Re: comparing a string with lots of other strings
by borisz (Canon) on Jan 12, 2005 at 23:37 UTC
    use a hash if you have enough memory.
    my @list1; my @list2; my %t; @t{@list2} = (); for ( @list1 ) { print "$_ found" if exists $t{$_}; }
    Boris

      I realise that the original question was comparing 300 strings to 5000. I'd like to just point out that using a hash like this is something I do even when comparing a handful of strings to, say, 50 strings. Much like The Force, hashes are useful for small and large problems. Doing a direct compare is only a good idea if one of the two lists to compare is a list of one. For lists of 2-5, it may be ok, but anything larger, I'd use the hash.

Re: comparing a string with lots of other strings
by Anonymous Monk on Jan 13, 2005 at 00:28 UTC

    When you have many records to check in the way you are describing, perhaps is time to consider a database. What you are asking could be done very easily with a DBMS.

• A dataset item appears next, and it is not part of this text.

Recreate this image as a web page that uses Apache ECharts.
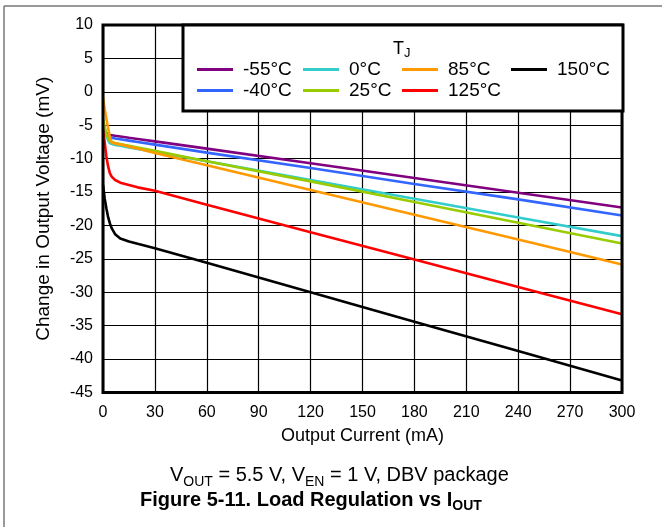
<!DOCTYPE html>
<html><head><meta charset="utf-8">
<script src="https://cdn.jsdelivr.net/npm/echarts@6/dist/echarts.min.js"></script>
<style>html,body{margin:0;padding:0;background:#fff}#c{width:662px;height:527px}</style>
</head><body><div id="c"></div>
<script>
// Output current (mA)
const currents = [0, 1, 2, 3, 4, 5, 7, 10, 15, 20, 30, 60, 120, 180, 240, 300];
// Change in output voltage (mV) per junction temperature
const tNeg55 = [-5.4, -5.9, -6.2, -6.35, -6.45, -6.5, -6.57, -6.68, -6.87, -7.05, -7.42, -8.5, -10.7, -12.9, -15.1, -17.3];
const tNeg40 = [-5.5, -6.1, -6.5, -6.7, -6.82, -6.9, -6.98, -7.1, -7.3, -7.5, -7.9, -9.1, -11.4, -13.8, -16.1, -18.5];
const t0 = [-4.5, -5.6, -6.6, -7.3, -7.7, -7.85, -7.95, -8.08, -8.32, -8.55, -9.0, -10.4, -13.2, -16.0, -18.8, -21.6];
const t25 = [-4.0, -5.3, -6.3, -7.0, -7.4, -7.55, -7.65, -7.8, -8.06, -8.32, -8.84, -10.4, -13.4, -16.5, -19.6, -22.7];
const t85 = [-0.9, -2.6, -4.1, -5.5, -6.8, -7.6, -7.75, -7.9, -8.2, -8.5, -9.15, -11.0, -14.7, -18.4, -22.1, -25.85];
const t125 = [-5.6, -7.6, -9.8, -11.2, -12.2, -12.7, -13.2, -13.6, -13.95, -14.3, -14.8, -16.9, -21.0, -25.1, -29.2, -33.3];
const t150 = [-13.9, -16.0, -17.5, -18.8, -19.7, -20.4, -21.3, -21.95, -22.4, -22.75, -23.4, -25.6, -30.0, -34.4, -38.8, -43.2];

const seriesNames = ['-55°C', '-40°C', '0°C', '25°C', '85°C', '125°C', '150°C'];
const seriesValues = [tNeg55, tNeg40, t0, t25, t85, t125, t150];
const seriesColors = ['#800080', '#3366FF', '#33CCCC', '#99CC00', '#FF9900', '#FF0000', '#000000'];
const xTicks = { min: 0, max: 300, step: 30 };
const yTicks = { min: -45, max: 10, step: 5 };

const FONT = '"Liberation Sans", Arial, sans-serif';

const series = seriesNames.map((n, i) => ({
  name: n, type: 'line', symbol: 'none', smooth: false,
  lineStyle: { color: seriesColors[i], width: 2.6 },
  itemStyle: { color: seriesColors[i] },
  data: currents.map((x, j) => [x, seriesValues[i][j]]),
  z: 3
}));

// legend positions (column-major like reference)
const legendPos = [
  [197, 60], [197, 81], [303, 60], [303, 81], [402, 60], [402, 81], [511, 60]
];
const legends = seriesNames.map((n, i) => ({
  data: [n], left: legendPos[i][0], top: legendPos[i][1], padding: 0,
  icon: 'rect', itemWidth: 36, itemHeight: 3, z: 20,
  selectedMode: false,
  textStyle: { fontFamily: FONT, fontSize: 19, color: '#000', padding: [0, 0, 0, 5] }
}));

const chart = echarts.init(document.getElementById('c'), null, { renderer: 'canvas' });
chart.setOption({
  animation: false,
  backgroundColor: '#fff',
  grid: { left: 103, right: 40, top: 25, bottom: 134.5, show: true, borderColor: '#000', borderWidth: 3, backgroundColor: 'transparent', z: 4 },
  xAxis: {
    type: 'value', min: xTicks.min, max: xTicks.max, interval: xTicks.step,
    name: 'Output Current (mA)', nameLocation: 'middle', nameGap: 35,
    nameTextStyle: { fontFamily: FONT, fontSize: 18, color: '#000' },
    axisLine: { show: false }, axisTick: { show: false },
    axisLabel: { fontFamily: FONT, fontSize: 16, color: '#000', margin: 12 },
    splitLine: { show: true, lineStyle: { color: '#000', width: 1.2 } }
  },
  yAxis: {
    type: 'value', min: yTicks.min, max: yTicks.max, interval: yTicks.step,
    name: 'Change in Output Voltage (mV)', nameLocation: 'middle', nameGap: 50,
    nameTextStyle: { fontFamily: FONT, fontSize: 19, color: '#000' },
    axisLine: { show: false }, axisTick: { show: false },
    axisLabel: { fontFamily: FONT, fontSize: 16, color: '#000', margin: 10 },
    splitLine: { show: true, lineStyle: { color: '#000', width: 1.2 } }
  },
  legend: legends,
  series: series,
  graphic: [
    { type: 'line', z: 1, shape: { x1: 4, y1: 6, x2: 662, y2: 6 }, style: { stroke: '#777', lineWidth: 1.5 } },
    { type: 'line', z: 1, shape: { x1: 4, y1: 6, x2: 4, y2: 527 }, style: { stroke: '#777', lineWidth: 1.5 } },
    { type: 'rect', z: 10, shape: { x: 183, y: 25, width: 440, height: 86 }, style: { fill: '#fff', stroke: '#000', lineWidth: 3 } },
    { type: 'text', z: 21, left: 393, top: 40, style: {
        text: '{t|T}{s|J}', rich: {
          t: { fontFamily: FONT, fontSize: 18, fill: '#000', lineHeight: 22, verticalAlign: 'middle' },
          s: { fontFamily: FONT, fontSize: 13, fill: '#000', lineHeight: 22, verticalAlign: 'bottom' } } } },
    { type: 'text', z: 21, left: 170, top: 465, style: {
        text: '{n|V}{s|OUT}{n| = 5.5 V, V}{s|EN}{n| = 1 V, DBV package}', rich: {
          n: { fontFamily: FONT, fontSize: 20, fill: '#000', lineHeight: 28, verticalAlign: 'middle' },
          s: { fontFamily: FONT, fontSize: 14, fill: '#000', lineHeight: 28, verticalAlign: 'bottom' } } } },
    { type: 'text', z: 21, left: 140, top: 490, style: {
        text: '{n|Figure 5-11. Load Regulation vs I}{s|OUT}', rich: {
          n: { fontFamily: FONT, fontSize: 20, fontWeight: 'bold', fill: '#000', lineHeight: 27, verticalAlign: 'middle' },
          s: { fontFamily: FONT, fontSize: 14, fontWeight: 'bold', fill: '#000', lineHeight: 27, verticalAlign: 'bottom' } } } }
  ]
});
</script></body></html>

    Checking for strings in both lists (INNER JOIN) or for strings in the first list without corresponding items in the second list (LEFT OUTER JOIN) are easy tasks for a DBMS.
    Once you have paid the price of inserting the lists in two database tables and setting up the appropriate indexes, you have a dedicated server that can solve this kind of problems much better than any implementation you or me can write in any language.

    If you don't want to commit to a complex client/server database, you may give a thought to DBD::SQLite.